In Occidente si cominciò a restituire al Saladino nobiltà d’animo e lealtà almeno dal Trecento in poi. Spiega Cardini che «a proporre la sua apologia furono Dante, Boccaccio e – in pieno Illuminismo – il Tedesco Gotthold Efraim Lessing, che ne fece, con l’opera teatrale intitolata Nathan il saggio (1779), un modello di tolleranza»; anche Voltaire difese il Saladino, dicendo che pochi cronisti seppero rendergli giustizia. Dante, in particolare, nella Divina Commedia riservò a Saladino un trattamento di speciale favore: lo mise sì all’Inferno (Canto IV), ma in un maestoso castello nel Limbo; unico musulmano, insieme a due maestri arabi della scienza e della filosofia del suo tempo, Avicenna e Averroè. «[...] e solo, in parte, vidi ’l Saladino» (verso 129): il Sultano celebrato come principe di grande liberalità e giustizia, appare solo e in disparte rispetto alle altre anime dell’antichità; il suo isolamento, dovuto al fatto che è di altra stirpe e di altra religione, conferisce alla sua figura proporzioni eroiche. Anche Boccaccio (1313-1375) nel Decamerone elogia la tolleranza di Saladino che, in una delle prime novelle, ricopre di doni uno scaltro ebreo perché gli ha rivelato l’impossibilità di dire quale religione, tra la cristiana, l’ebraica e la musulmana, sia quella autentica (ognuno, conclude l’Ebreo, crede che sia la sua): in un’illustrazione del XIV secolo è raffigurato con un volto mite, uno sguardo dolce e pensoso e una barba bianca tipica di un filosofo.
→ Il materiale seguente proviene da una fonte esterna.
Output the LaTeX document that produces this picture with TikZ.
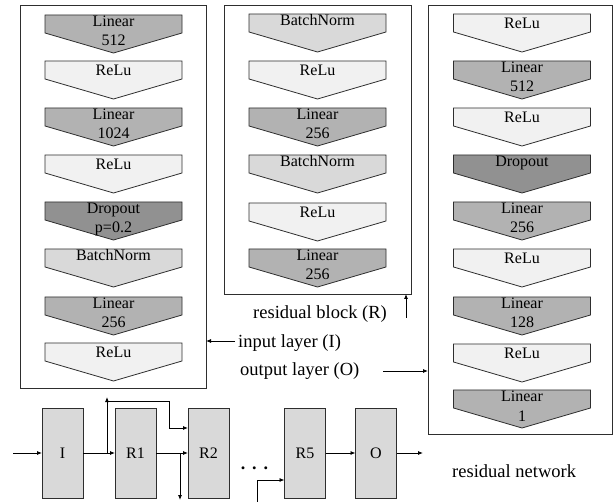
\documentclass[tikz,border=0pt]{standalone}
\usepackage{fontspec}
\setmainfont{Liberation Serif}
\usetikzlibrary{arrows.meta}

\definecolor{linfill}{gray}{0.70}
\definecolor{relufill}{gray}{0.945}
\definecolor{bnfill}{gray}{0.85}
\definecolor{dropfill}{gray}{0.57}
\definecolor{blockfill}{gray}{0.85}
\definecolor{edge}{gray}{0.18}

\tikzset{
  chevshape/.style={draw=edge, line width=0.8pt, line join=miter},
  lin/.style={chevshape, fill=linfill},
  relu/.style={chevshape, fill=relufill},
  bn/.style={chevshape, fill=bnfill},
  drop/.style={chevshape, fill=dropfill},
  chevtext/.style={font=\fontsize{16}{19}\selectfont, inner sep=0pt, anchor=base},
  panel/.style={draw=edge, line width=0.9pt, inner sep=0pt, outer sep=0pt},
  lbl/.style={font=\fontsize{18.5}{22}\selectfont, inner sep=0pt, anchor=base west},
  blk/.style={draw=edge, fill=blockfill, line width=0.8pt, minimum width=41pt,
    minimum height=90pt, inner sep=0pt, outer sep=0pt, font=\fontsize{16}{19}\selectfont},
  arr/.style={-{Latex[length=5pt,width=4pt]}, line width=0.8pt},
  conn/.style={line width=0.8pt},
}

% one-line chevron: left x, top y, style, name, baseline offset, text
\newcommand\chevA[6]{%
  \draw[#3] (#1,#2) -- ++(137,0) -- ++(0,18) -- ++(-68.5,20) -- ++(-68.5,-20) -- cycle;
  \node[chevtext] (#4) at ({#1+68.5},{#2+#5}) {#6};
}
% two-line chevron: left x, top y, style, name, first line, second line
\newcommand\chevB[6]{%
  \draw[#3] (#1,#2) -- ++(137,0) -- ++(0,18) -- ++(-68.5,20) -- ++(-68.5,-20) -- cycle;
  \node[chevtext] (#4) at ({#1+68.5},{#2+12}) {#5};
  \node[chevtext] (#4b) at ({#1+68.5},{#2+31}) {#6};
}

\begin{document}
\begin{tikzpicture}[x=1pt,y=-1pt]
\useasboundingbox (0,0) rectangle (613,502);

% panels
\node[panel, minimum width=185.5pt, minimum height=383pt] (inpanel) at (113.25,196.5) {};
\node[panel, minimum width=187pt, minimum height=289pt] (respanel) at (317.5,149.5) {};
\node[panel, minimum width=184pt, minimum height=429pt] (outpanel) at (520,219.5) {};

% input layer
\chevB{45}{15}{lin}{i1}{Linear}{512}
\chevA{45}{61}{relu}{i2}{15}{ReLu}
\chevB{45}{108}{lin}{i3}{Linear}{1024}
\chevA{45}{155}{relu}{i4}{15}{ReLu}
\chevB{45}{202}{drop}{i5}{Dropout}{p=0.2}
\chevA{45}{249}{bn}{i6}{12}{BatchNorm}
\chevB{45}{297}{lin}{i7}{Linear}{256}
\chevA{45}{343}{relu}{i8}{15}{ReLu}

% residual block
\chevA{249}{14}{bn}{r1}{12}{BatchNorm}
\chevA{249}{61}{relu}{r2}{15}{ReLu}
\chevB{249}{108}{lin}{r3}{Linear}{256}
\chevA{249}{155}{bn}{r4}{12}{BatchNorm}
\chevA{249}{203}{relu}{r5}{15}{ReLu}
\chevB{249}{249}{lin}{r6}{Linear}{256}

% output layer
\chevA{453.5}{14}{relu}{o1}{15}{ReLu}
\chevB{453.5}{61}{lin}{o2}{Linear}{512}
\chevA{453.5}{108}{relu}{o3}{15}{ReLu}
\chevA{453.5}{155}{drop}{o4}{12}{Dropout}
\chevB{453.5}{202}{lin}{o5}{Linear}{256}
\chevA{453.5}{249}{relu}{o6}{15}{ReLu}
\chevB{453.5}{297}{lin}{o7}{Linear}{128}
\chevA{453.5}{344}{relu}{o8}{15}{ReLu}
\chevB{453.5}{390}{lin}{o9}{Linear}{1}

% captions with pointers
\node[lbl] (reslbl) at (253,319) {residual block (R)};
\coordinate (restail) at (406,318);
\draw[arr] (restail) -- (restail |- respanel.south);

\node[lbl] (inlbl) at (238,348) {input layer (I)};
\coordinate (intail) at (235,341);
\draw[arr] (intail) -- (intail -| inpanel.east);

\node[lbl] (outlbl) at (240,376) {output layer (O)};
\coordinate (outtail) at (383,371);
\draw[arr] (outtail) -- (outtail -| outpanel.west);

\node[lbl] (netlbl) at (452,477) {residual network};

% residual network
\node[blk] (I) at (62.5,453) {I};
\node[blk] (R1) at (135.5,453) {R1};
\node[blk] (R2) at (208.5,453) {R2};
\node[blk] (R5) at (305,453) {R5};
\node[blk] (O) at (376,453) {O};
\node[inner sep=0pt, anchor=base, font=\fontsize{18}{20}\selectfont\bfseries] (dots) at (254.5,469) {.\hspace{7pt}.\hspace{7pt}.};

\coordinate (src) at (13,453);
\coordinate (sink) at (423,453);
\draw[arr] (src) -- (I.west);
\draw[arr] (I.east) -- (R1.west);
\draw[arr] (R1.east) -- (R2.west);
\draw[arr] (R5.east) -- (O.west);
\draw[arr] (O.east) -- (sink);

% skip connections
\coordinate (sk1) at (107,453);
\coordinate (sk1top) at (107,397);
\coordinate (sk1h) at (107,401);
\coordinate (sk1c) at (169,401);
\draw[arr] (sk1) -- (sk1top);
\draw[arr] (sk1h) -- (sk1c) |- ([yshift=25pt]R2.west);

\coordinate (sk2) at (180,453);
\coordinate (sk2end) at (180,500);
\draw[arr] (sk2) -- (sk2end);

\coordinate (sk5) at (257,503);
\draw[arr] (sk5) |- ([yshift=-27pt]R5.west);
\end{tikzpicture}
\end{document}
Perché, allora, ne abbiamo sempre avuto un ritratto fosco? Perché le fonti giunte fino a noi sono spesso di parte, più simili ad opere di «propaganda» che di ricerca storica: dipingere l’avversario come un mostro serviva – e serve tuttora – a giustificare la guerra celandone i veri motivi, legati spesso a questioni economiche. I Persiani, per gli scrittori greci del V secolo avanti Cristo, erano tutti tipi violenti dai gusti un po’ volgari: era infatti dalla Persia che, all’epoca, veniva la minaccia più grande per le città-stato greche. In modo analogo, l’aristocrazia del Senato Romano vedeva come fumo negli occhi i primi Imperatori assolutisti, accentratori di potere e «nuovi ricchi»: siccome molti storici e scrittori latini sedevano in Senato e parteggiavano per le famiglie che avevano fatto grande la Repubblica Romana, gli Imperatori passarono alla Storia mostrando il loro lato peggiore. Lo stesso trattamento venne riservato agli Imperatori pagani del IV e V secolo («debosciati» nelle fonti cristiane perché persecutori di Cristiani), poi ai barbari delle steppe orientali, agli Arabi conquistatori della Terrasanta, fino al Saladino (ed oltre). Ripresi dagli storici posteriori, questi cupi ritratti hanno alimentato leggende nere che solo la nascita, nel secolo scorso, di una scienza storica basata sul confronto oggettivo di documenti e fonti diverse ha contribuito a sfatare. «Forse Saladino non aveva molto a che fare con la tolleranza come l’intendiamo oggi» conclude Cardini. «Ma personaggi come lui finiscono per essere più importanti per quel che significano per i posteri che per quello che sono davvero stati».